Arrive le 1er ravito (km22, St-Jean-Roure), je ne m'arrête pas. Eh oh il y a 3 ravito solides sur 98km, je ne vais quand même pas m'arrêter partout!! La 2ème bosse passe bien, je cours presque tout le temps. Deuxième "sommet" du jour (km26). On est en fait au même point que 15km plus tôt, aux pieds d'éoliennes que cette fois je vois (le jour s'est levé). Dans la descente qui suit, je rattrape un concurrent que j'ai déjà croisé plusieurs fois depuis le départ. Je me souviens de lui, c'est pas courant, il porte une peluche oui-oui à son sac et des longs batons en bois. Je ne le sais pas encore mais ce traileur encore inconnu de moi sera mon compagnon d'échappée sur les 70 prochains km!

Deuxième ravito (km40, Labatie d'Andaure). Je m'arrête juste le temps de remplir à moitié mes bidons. Mon traileur inconnu me rattrape quelques instants plus tard. 3ème bosse qui se termine droit dans la pente à travers les genêts jusqu'aux ruines du château de Rochebloine (km44) d'où la vue à 360 degrés est magnifique. Je prends bien 2 secondes et demi pour regarder le paysage. Nous les traileurs on profite de la nature!!
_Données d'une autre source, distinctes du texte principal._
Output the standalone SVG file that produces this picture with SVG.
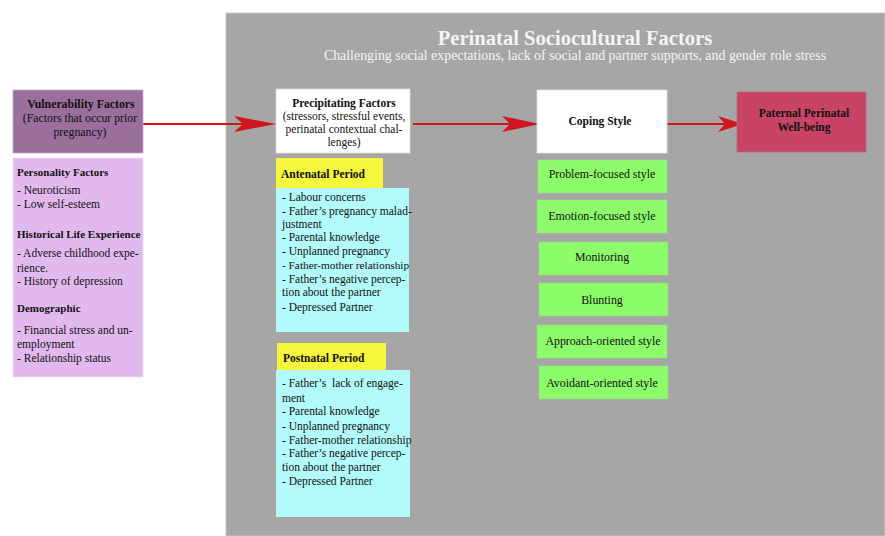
<svg xmlns="http://www.w3.org/2000/svg" width="885" height="536" viewBox="0 0 885 536">
<style>
text{font-family:"Liberation Serif","Times New Roman",serif;fill:#111;font-size:11.5px}
.b{font-weight:bold}
.c{text-anchor:middle}
.g{font-size:11.9px}
.ln{stroke:#d0161e;stroke-width:2;fill:none}
.hd{fill:#d0161e;stroke:none}
.wb{fill:#fff;stroke:#e0e0e0;stroke-width:0.8}
.gr{fill:#8cfc6a;stroke:#9ad98a;stroke-width:0.6}
.cy{fill:#b3fafa}
.ye{fill:#f6f63c}
</style>
<rect x="0" y="0" width="885" height="536" fill="#fff"/>
<g id="panel">
<rect x="226" y="13" width="659" height="523" fill="#a6a6a6" stroke="#c8c8c8" stroke-width="1"/>
<text x="575" y="45" class="b c" style="font-size:20.6px;fill:#f4f4f4">Perinatal Sociocultural Factors</text>
<text x="575" y="60" class="c" style="font-size:13.9px;fill:#f4f4f4">Challenging social expectations, lack of social and partner supports, and gender role stress</text>
</g>
<g id="connectors">
<line x1="143" y1="124" x2="246" y2="124" class="ln"/>
<path d="M276,124 L234,116 L243,124 L234,132 Z" class="hd"/>
<line x1="413" y1="124" x2="512" y2="124" class="ln"/>
<path d="M540,124 L502,116 L510,124 L502,132 Z" class="hd"/>
<line x1="667" y1="124" x2="726" y2="124" class="ln"/>
<path d="M743,124 L718,116 L725,124 L718,132 Z" class="hd"/>
</g>
<g id="vulnerability">
<rect x="13" y="90" width="130" height="63" fill="#9a6f9c" stroke="#c9a9cc" stroke-width="0.8"/>
<text x="81" y="108" class="b c" style="font-size:11.8px">Vulnerability Factors</text>
<text x="80" y="122" class="c" style="font-size:11.8px">(Factors that occur prior</text>
<text x="80" y="136" class="c" style="font-size:11.8px">pregnancy)</text>
</g>
<g id="vulnerability-list">
<rect x="13" y="158" width="130" height="219" fill="#e2b9ee" stroke="#f0dcf4" stroke-width="0.8"/>
<text x="17" y="176" class="b" style="font-size:11px">Personality Factors</text>
<text x="17" y="194">- Neuroticism</text>
<text x="17" y="208">- Low self-esteem</text>
<text x="17" y="238" class="b" style="font-size:11px">Historical Life Experience</text>
<text x="17" y="257">- Adverse childhood expe-</text>
<text x="17" y="272">rience.</text>
<text x="17" y="285">- History of depression</text>
<text x="17" y="312" class="b" style="font-size:11px">Demographic</text>
<text x="17" y="334">- Financial stress and un-</text>
<text x="17" y="348">employment</text>
<text x="17" y="362">- Relationship status</text>
</g>
<g id="precipitating">
<rect x="276" y="89" width="134" height="64" class="wb"/>
<text x="344" y="107" class="b c">Precipitating Factors</text>
<text x="344" y="120" class="c">(stressors, stressful events,</text>
<text x="344" y="133" class="c">perinatal contextual chal-</text>
<text x="344" y="146" class="c">lenges)</text>
</g>
<g id="antenatal">
<rect x="276" y="188" width="133" height="144" class="cy"/>
<rect x="276" y="158" width="107" height="30" class="ye"/>
<text x="281" y="178" class="b">Antenatal Period</text>
<text x="282" y="201">- Labour concerns</text>
<text x="282" y="215">- Father’s pregnancy malad-</text>
<text x="282" y="228">justment</text>
<text x="282" y="241">- Parental knowledge</text>
<text x="282" y="255">- Unplanned pregnancy</text>
<text x="282" y="269" style="font-size:11.3px">- Father-mother relationship</text>
<text x="282" y="283">- Father’s negative percep-</text>
<text x="282" y="296">tion about the partner</text>
<text x="282" y="311">- Depressed Partner</text>
</g>
<g id="postnatal">
<rect x="276" y="370" width="134" height="147" class="cy"/>
<rect x="277" y="343" width="109" height="27" class="ye"/>
<text x="283" y="362" class="b">Postnatal Period</text>
<text x="282" y="387" style="white-space:pre">- Father’s  lack of engage-</text>
<text x="282" y="402">ment</text>
<text x="282" y="415">- Parental knowledge</text>
<text x="282" y="430">- Unplanned pregnancy</text>
<text x="282" y="444">- Father-mother relationship</text>
<text x="282" y="457">- Father’s negative percep-</text>
<text x="282" y="471">tion about the partner</text>
<text x="282" y="485">- Depressed Partner</text>
</g>
<g id="coping">
<rect x="537" y="90" width="130" height="63" class="wb"/>
<text x="600" y="125" class="b c">Coping Style</text>
</g>
<g id="problem">
<rect x="538" y="160" width="129" height="33" class="gr"/>
<text x="602" y="178" class="c g">Problem-focused style</text>
</g>
<g id="emotion">
<rect x="537" y="200" width="130" height="33" class="gr"/>
<text x="602" y="220" class="c g">Emotion-focused style</text>
</g>
<g id="monitoring">
<rect x="539" y="242" width="129" height="33" class="gr"/>
<text x="602" y="261" class="c g">Monitoring</text>
</g>
<g id="blunting">
<rect x="539" y="283" width="129" height="33" class="gr"/>
<text x="602" y="304" class="c g">Blunting</text>
</g>
<g id="approach">
<rect x="537" y="325" width="130" height="33" class="gr"/>
<text x="603" y="345" class="c g">Approach-oriented style</text>
</g>
<g id="avoidant">
<rect x="539" y="366" width="129" height="33" class="gr"/>
<text x="602" y="387" class="c g">Avoidant-oriented style</text>
</g>
<g id="wellbeing">
<rect x="737" y="92" width="129" height="60" fill="#c84366" stroke="#b8677c" stroke-width="0.8"/>
<text x="804" y="117" class="b c">Paternal Perinatal</text>
<text x="804" y="131" class="b c">Well-being</text>
</g>
</svg>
4ème bosse dont je ne me rappelle plus bien à part que ça montait! Il me semble que c'est dans cette montée que mon bel inconnu voit pour la 1ère fois son fan club. Du coup j'en profite pour apprendre son petit nom: Dominique. Quelques km de descente plus loin, voilà un point d'eau que j'accueille avec plaisir puisque je suis à sec. Je repars avec "Domi". 5ème bosse bien raidasse puis, dans la descente qui suit, le 2nd ravito (km62, Rochepaule). Je remplis intégralement les bidons (j'étais encore à sec), mange trois fois rien puis repars. Domi me rattrape. Je me dis que c'est la 1ère fois que je cours aussi longtemps avec quelqu'un, et ce n'est pas fini!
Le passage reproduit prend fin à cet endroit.